⟨

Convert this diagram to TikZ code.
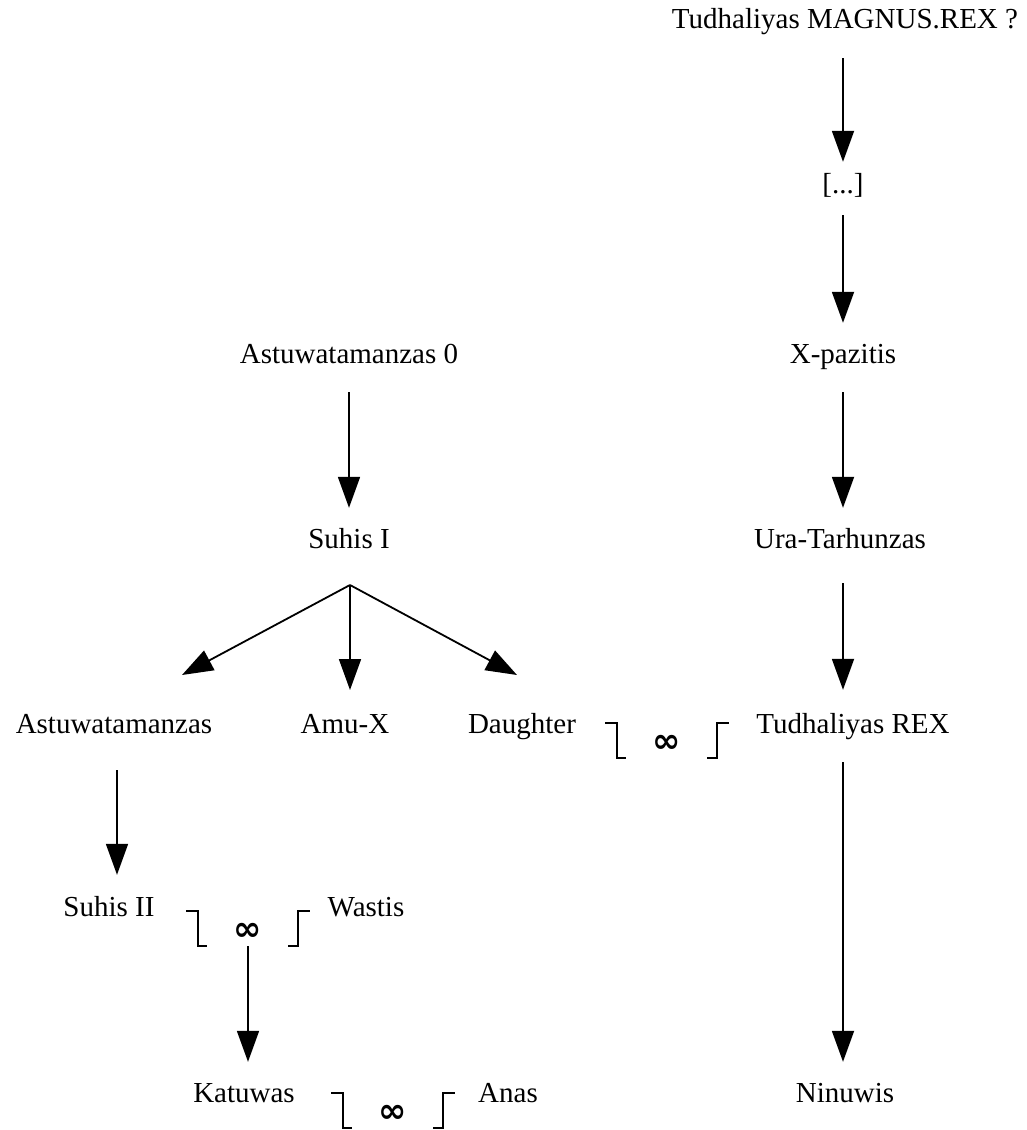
\documentclass[tikz,border=0pt]{standalone}
\usepackage{fontspec}
\setmainfont{Liberation Serif}
\newfontfamily\djv{DejaVu Sans}
\usetikzlibrary{arrows.meta}
\tikzset{
  lbl/.style={inner sep=0pt, anchor=base, text height=20pt, text depth=6pt, font=\fontsize{29}{29}\selectfont},
  inf/.style={inner sep=0pt, text height=7pt, text depth=0pt, anchor=base, font=\djv\bfseries\fontsize{34}{34}\selectfont},
  arr/.style={line width=1.8pt, -{Triangle[width=22pt,length=31pt]}},
  brk/.style={line width=1.8pt, line cap=rect},
}
\begin{document}
\begin{tikzpicture}[x=1pt,y=-1pt]
\useasboundingbox (0,0) rectangle (1027,1130);
% right column
\node[lbl] (tmr) at (845,28) {Tudhaliyas MAGNUS.REX ?};
\node[lbl] (dots) at (843,193) {[...]};
\node[lbl] (xpa) at (843,363) {X-pazitis};
\node[lbl] (ura) at (840,548) {Ura-Tarhunzas};
\node[lbl] (trex) at (853,733) {Tudhaliyas REX};
\node[lbl] (nin) at (845,1102) {Ninuwis};
% left
\node[lbl] (ast0) at (349,363) {Astuwatamanzas 0};
\node[lbl] (suh1) at (349,548) {Suhis I};
\node[lbl] (ast) at (114,733) {Astuwatamanzas};
\node[lbl] (amu) at (345,733) {Amu-X};
\node[lbl] (dau) at (522,733) {Daughter};
\node[lbl] (suh2) at (109,916) {Suhis II};
\node[lbl] (was) at (366,916) {Wastis};
\node[lbl] (kat) at (244,1102) {Katuwas};
\node[lbl] (ana) at (508,1102) {Anas};
% marriages (base at glyph bottom)
\node[inf] (m1) at (667,752) {∞};
\node[inf] (m2) at (248,940) {∞};
\node[inf] (m3) at (393,1122) {∞};
\foreach \m in {m1,m2,m3}{
  \draw[brk] ([shift={(-61,-29)}]\m.base) -- ++(11,0) -- ++(0,35) -- ++(8,0);
  \draw[brk] ([shift={(41,6)}]\m.base) -- ++(9,0) -- ++(0,-35) -- ++(11,0);
}
% arrows right column
\draw[arr, shorten <=24pt, shorten >=11pt] (dots.south |- tmr.south) -- (dots.north);
\draw[arr, shorten <=16pt, shorten >=20pt] (dots.south) -- (dots.south |- xpa.north);
\draw[arr, shorten <=23pt, shorten >=20pt] (xpa.south) -- (xpa.south |- ura.north);
\draw[arr, shorten <=29pt, shorten >=23pt] (xpa.south |- ura.south) -- (xpa.south |- trex.north);
\draw[arr, shorten <=23pt, shorten >=20pt] (xpa.south |- trex.south) -- (xpa.south |- nin.north);
% left
\draw[arr, shorten <=23pt, shorten >=20pt] (ast0.south) -- (ast0.south |- suh1.north);
\coordinate (fan) at (350,585);
\coordinate (tl) at (182,675);
\coordinate (tc) at (350,690);
\coordinate (tr) at (517,675);
\draw[arr] (fan) -- (tl);
\draw[arr] (fan) -- (tc);
\draw[arr] (fan) -- (tr);
\draw[arr, shorten <=31pt, shorten >=21pt] ([xshift=3pt]ast.south) -- ([xshift=3pt]ast.south |- suh2.north);
\draw[arr, shorten <=6pt, shorten >=20pt] (m2.south) -- (m2.south |- kat.north);
\end{tikzpicture}
\end{document}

⟩

Transcribe the material exactly, and leave out whatever pictures it holds.

» Complete answer:
Convert this diagram to TikZ code.
\documentclass[tikz,border=0pt]{standalone}
\usepackage{fontspec}
\setmainfont{Liberation Serif}
\newfontfamily\djv{DejaVu Sans}
\usetikzlibrary{arrows.meta}
\tikzset{
  lbl/.style={inner sep=0pt, anchor=base, text height=20pt, text depth=6pt, font=\fontsize{29}{29}\selectfont},
  inf/.style={inner sep=0pt, text height=7pt, text depth=0pt, anchor=base, font=\djv\bfseries\fontsize{34}{34}\selectfont},
  arr/.style={line width=1.8pt, -{Triangle[width=22pt,length=31pt]}},
  brk/.style={line width=1.8pt, line cap=rect},
}
\begin{document}
\begin{tikzpicture}[x=1pt,y=-1pt]
\useasboundingbox (0,0) rectangle (1027,1130);
% right column
\node[lbl] (tmr) at (845,28) {Tudhaliyas MAGNUS.REX ?};
\node[lbl] (dots) at (843,193) {[...]};
\node[lbl] (xpa) at (843,363) {X-pazitis};
\node[lbl] (ura) at (840,548) {Ura-Tarhunzas};
\node[lbl] (trex) at (853,733) {Tudhaliyas REX};
\node[lbl] (nin) at (845,1102) {Ninuwis};
% left
\node[lbl] (ast0) at (349,363) {Astuwatamanzas 0};
\node[lbl] (suh1) at (349,548) {Suhis I};
\node[lbl] (ast) at (114,733) {Astuwatamanzas};
\node[lbl] (amu) at (345,733) {Amu-X};
\node[lbl] (dau) at (522,733) {Daughter};
\node[lbl] (suh2) at (109,916) {Suhis II};
\node[lbl] (was) at (366,916) {Wastis};
\node[lbl] (kat) at (244,1102) {Katuwas};
\node[lbl] (ana) at (508,1102) {Anas};
% marriages (base at glyph bottom)
\node[inf] (m1) at (667,752) {∞};
\node[inf] (m2) at (248,940) {∞};
\node[inf] (m3) at (393,1122) {∞};
\foreach \m in {m1,m2,m3}{
  \draw[brk] ([shift={(-61,-29)}]\m.base) -- ++(11,0) -- ++(0,35) -- ++(8,0);
  \draw[brk] ([shift={(41,6)}]\m.base) -- ++(9,0) -- ++(0,-35) -- ++(11,0);
}
% arrows right column
\draw[arr, shorten <=24pt, shorten >=11pt] (dots.south |- tmr.south) -- (dots.north);
\draw[arr, shorten <=16pt, shorten >=20pt] (dots.south) -- (dots.south |- xpa.north);
\draw[arr, shorten <=23pt, shorten >=20pt] (xpa.south) -- (xpa.south |- ura.north);
\draw[arr, shorten <=29pt, shorten >=23pt] (xpa.south |- ura.south) -- (xpa.south |- trex.north);
\draw[arr, shorten <=23pt, shorten >=20pt] (xpa.south |- trex.south) -- (xpa.south |- nin.north);
% left
\draw[arr, shorten <=23pt, shorten >=20pt] (ast0.south) -- (ast0.south |- suh1.north);
\coordinate (fan) at (350,585);
\coordinate (tl) at (182,675);
\coordinate (tc) at (350,690);
\coordinate (tr) at (517,675);
\draw[arr] (fan) -- (tl);
\draw[arr] (fan) -- (tc);
\draw[arr] (fan) -- (tr);
\draw[arr, shorten <=31pt, shorten >=21pt] ([xshift=3pt]ast.south) -- ([xshift=3pt]ast.south |- suh2.north);
\draw[arr, shorten <=6pt, shorten >=20pt] (m2.south) -- (m2.south |- kat.north);
\end{tikzpicture}
\end{document}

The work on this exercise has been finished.